Add 1.5% biochar to a 3.5% (0-100mm sampled) soil organic carbon soil, wait 9 years and it begins to positively prime. Clearly they didn’t add enough to reach a tipping point faster, or compost it. I assume it was surface applied as the study is paywalled.
Paywalled: Biochar built soil carbon over a decade by stabilizing rhizodeposits : Nature Climate Change : Nature Research
114 site study.
- Grazing increased plant diversity
- Grazing increased introduced species in higher rainfall (>350mm May – Sept) areas
- Grazing increased aboveground biomass productivity in high rainfall areas, decreased it in lower rainfall areas.
- Grazing saw no change in SOC in the 6 study regions.
- Grazing increased root growth in the top 30cm of soil in high rainfall areas.
- Grazing increased decomposition of plant litter in high rainfall areas.
- Grazing lowers CO2/N20 flux.
- Rotational grazing (High intensity, low frequency) significantly lowered CH4 production.
- Native grasslands store most carbon.
Conclusion: Rotational grazing native grasslands in high rainfall areas FTW.

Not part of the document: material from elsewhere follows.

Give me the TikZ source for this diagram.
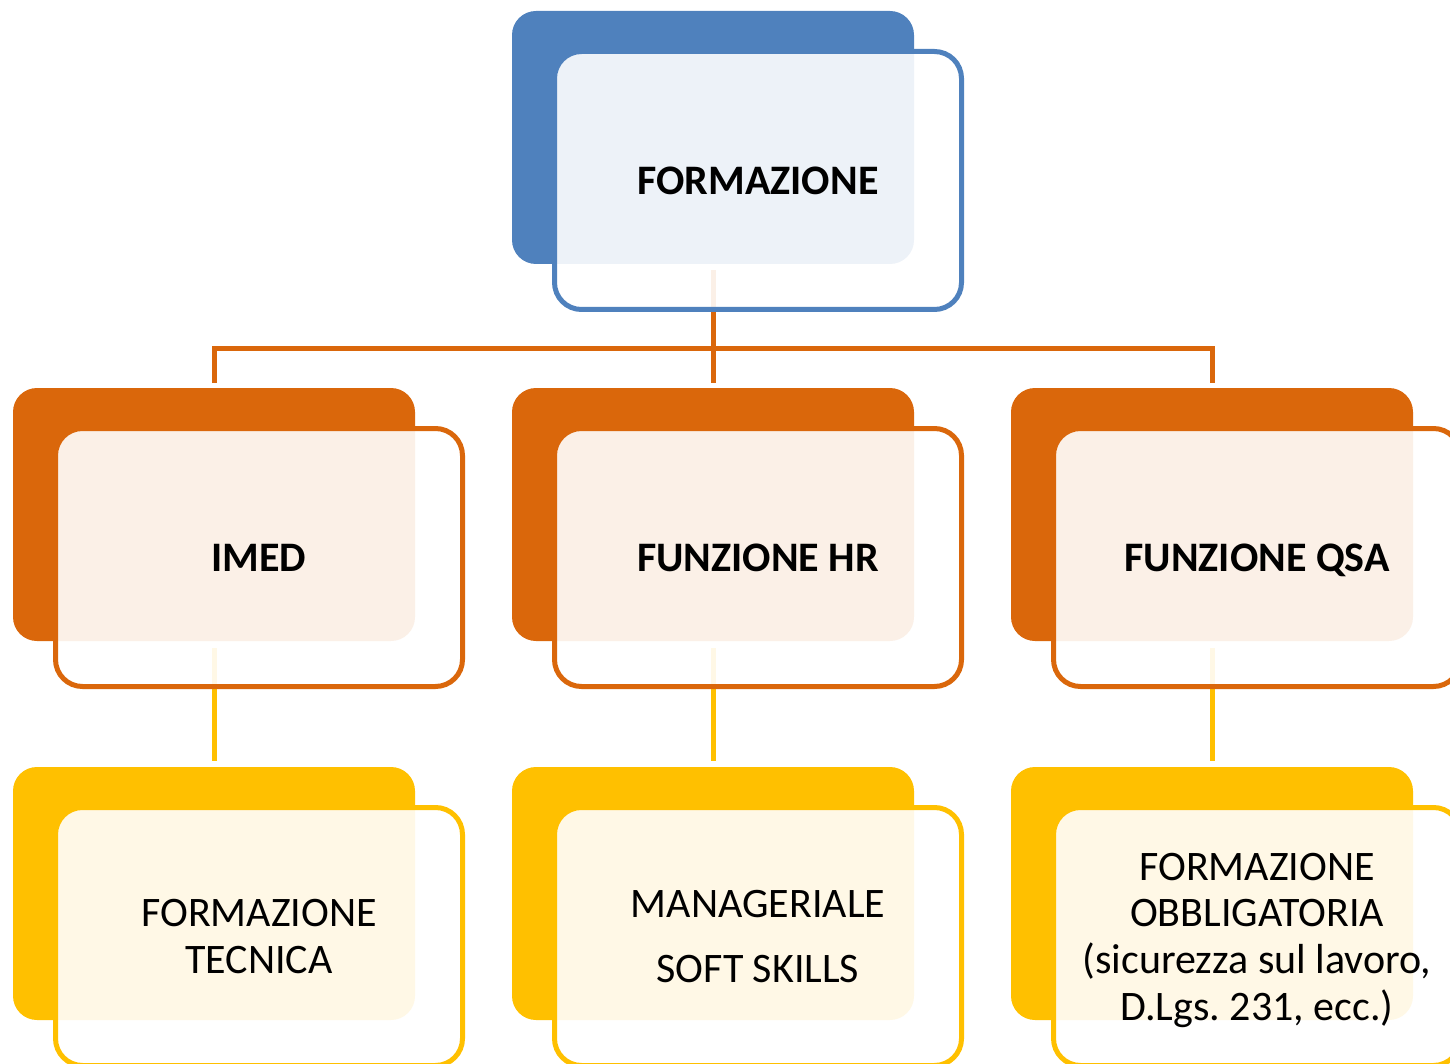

- Perennial grasslands produce higher below ground biomass than above
- Cultivation leads to a rapid loss 30-60% of soil C
- Continuous wheat cropping led to 19% loss of C
- Cropping saw 30-40% C loss after 5 years.
- Silvopasture (perennial pasture system) produced least CO2
- Naturally re-vegetated areas failed to recover even after 50 years.
Conclusion: Silvopasture intercropping FTW.
Basically what Colin Seis does with Pasture Cropping native grasses.